Scientific management, as explained by Lillian Gilbreth in the early 1900s, aims to yield an abundance of high-quality product while benefitting both the employee and employer. Its superiority over traditional management lies in its betterment of working conditions and the employee’s long-term wellbeing.
Gilbreth mentions human resources, implementation of a “play element” and amusements as some of the amenities that should be available to employees under scientific management, all of which would aid the employee in developing self-knowledge, a broader outlook, and a sense of personal purpose.
Gilbreth’s scientific management involves a synthesis of mind and body and strives for industrial peace.

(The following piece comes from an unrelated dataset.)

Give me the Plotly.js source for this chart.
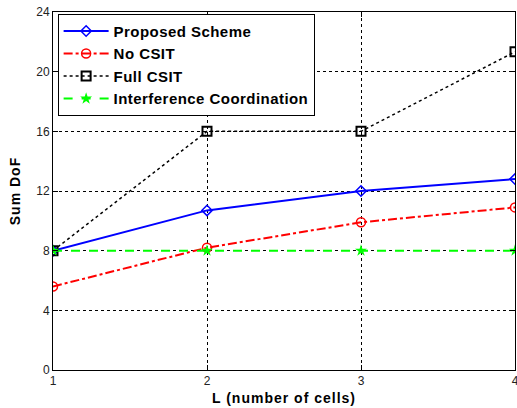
<!DOCTYPE html>
<html><head><meta charset="utf-8">
<script src="https://cdn.plot.ly/plotly-3.0.1.min.js"></script>
<style>
body{margin:0;background:#fff}#c{width:517px;height:408px}
.legendtext{letter-spacing:0.45px}
.xtitle,.ytitle{letter-spacing:1px}
</style>
</head><body><div id="c"></div>
<script>
const cells = [1, 2, 3, 4];
const proposed = [8, 10.7, 12, 12.8];
const noCsit = [5.6, 8.2, 9.9, 10.9];
const fullCsit = [8, 16, 16, 21.33];
const interference = [8, 8, 8, 8];
const xTicks = [1, 2, 3, 4];
const yTicks = [0, 4, 8, 12, 16, 20, 24];

const traces = [
  {x: cells, y: proposed, name: '<b>Proposed Scheme</b>', mode: 'lines+markers',
   line: {color: '#0000ff', width: 2}, marker: {symbol: 'diamond-open', size: 8, color: '#0000ff', line: {width: 1.5}}},
  {x: cells, y: noCsit, name: '<b>No CSIT</b>', mode: 'lines+markers',
   line: {color: '#ff0000', width: 2, dash: 'dashdot'}, marker: {symbol: 'circle-open', size: 9, color: '#ff0000', line: {width: 1.5}}},
  {x: cells, y: fullCsit, name: '<b>Full CSIT</b>', mode: 'lines+markers',
   line: {color: '#000000', width: 1.5, dash: 'dot'}, marker: {symbol: 'square-open', size: 9, color: '#000000', line: {width: 2}}},
  {x: cells, y: interference, name: '<b>Interference Coordination</b>', mode: 'lines+markers',
   line: {color: '#00ff00', width: 2, dash: 'dash'}, marker: {symbol: 'star', size: 9, color: '#00ff00'}}
];

const layout = {
  width: 517, height: 408,
  margin: {l: 53, r: 2, t: 12, b: 38},
  paper_bgcolor: '#fff', plot_bgcolor: '#fff',
  font: {family: 'Arial, Liberation Sans, sans-serif', size: 12, color: '#000'},
  showlegend: true,
  legend: {x: 0.01, y: 0.995, xanchor: 'left', yanchor: 'top', bgcolor: '#fff',
    bordercolor: '#000', borderwidth: 1, font: {size: 15}, itemwidth: 45, tracegroupgap: 0},
  xaxis: {range: [1, 4], tickvals: xTicks, ticktext: xTicks.map(String), ticklabeloverflow: 'allow',
    tickfont: {color: '#222'},
    showgrid: true, gridcolor: '#000', griddash: 'dot', gridwidth: 1,
    zeroline: false, showline: true, linecolor: '#000', linewidth: 1, mirror: 'ticks',
    ticks: 'inside', ticklen: 5, tickcolor: '#000',
    title: {text: '<b>L (number of cells)</b>', font: {size: 14}, standoff: 5}},
  yaxis: {range: [0, 24], tickvals: yTicks, ticktext: yTicks.map(String),
    tickfont: {color: '#222'},
    showgrid: true, gridcolor: '#000', griddash: 'dot', gridwidth: 1,
    zeroline: false, showline: true, linecolor: '#000', linewidth: 1, mirror: 'ticks',
    ticks: 'inside', ticklen: 5, tickcolor: '#000',
    title: {text: '<b>Sum DoF</b>', font: {size: 14}, standoff: 12}}
};
Plotly.newPlot('c', traces, layout, {displayModeBar: false, staticPlot: true});
</script></body></html>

For Gilbreth, problems in a work setting arise in the absence of scientific management.
When the management’s operability—or lack thereof—is teetering upon a rickety hierarchy of power, the worker at the base of the system must function at the mercy of its flaws as his superiors blame any of the system’s faults on him and his labor.
The worker becomes not only unconfident in himself, but also in the management that oversees him. In a present day factory setting, this faulty hierarchy exists as some sort of distorted version of scientific management, as Simon Head explains in “Worse than Walmart: Amazon’s sick brutality and secret history of ruthlessly intimidating workers.” While Gilbreth’s approach to employee management is considerably humanistic, Head describes Amazon’s process as quite the opposite, driven by the expectation of their human employees to perform each task with robotic precision.
The company even punishes employees for what it calls “time theft”, an offense that is characterized by what the management deems inefficient use of time. The most disturbing part of this term is that the so-called “theft” doesn’t originate from malevolence on the employee’s part, but from genuine exhaustion as he or she struggles to meet the company’s excessively high expectations.
Head mentions a particularly oppressive Amazon warehouse in Allentown, Pennsylvania, that neglected rising temperatures in the warehouse while demanding consistency of labor, resulting in countless employees passing out and even requiring hospitalization. I talked to my cousin, who worked at the same warehouse; though he didn’t experience the heat scandal, he told me about the company’s strict demerit system. If any employee is one minute late to work, they gain half a point towards the potential six that could cost them their job. Punctuality is rewarded with time off.
Gilbreth says that, “Scientific Management enables the worker not only to lead a fuller life in his work but also outside his work”(Gilbreth, 330). I feel that an individual sentiment surrounding work is personal and there are cases where an employer attempts to improve or diminish-morale are futile, but there’s something to be said for a system that implements practices that have a specific aim of boosting employee well-being.
Amazon’s most significant rituals, like tracking time-theft with the intent of eliminating employees and requiring employees to undergo extensive security checks before entering the work place, foster distrust among workers, hindering their development as growing, changing humans. These practices exemplify a highly anti-progressive form of mechanization.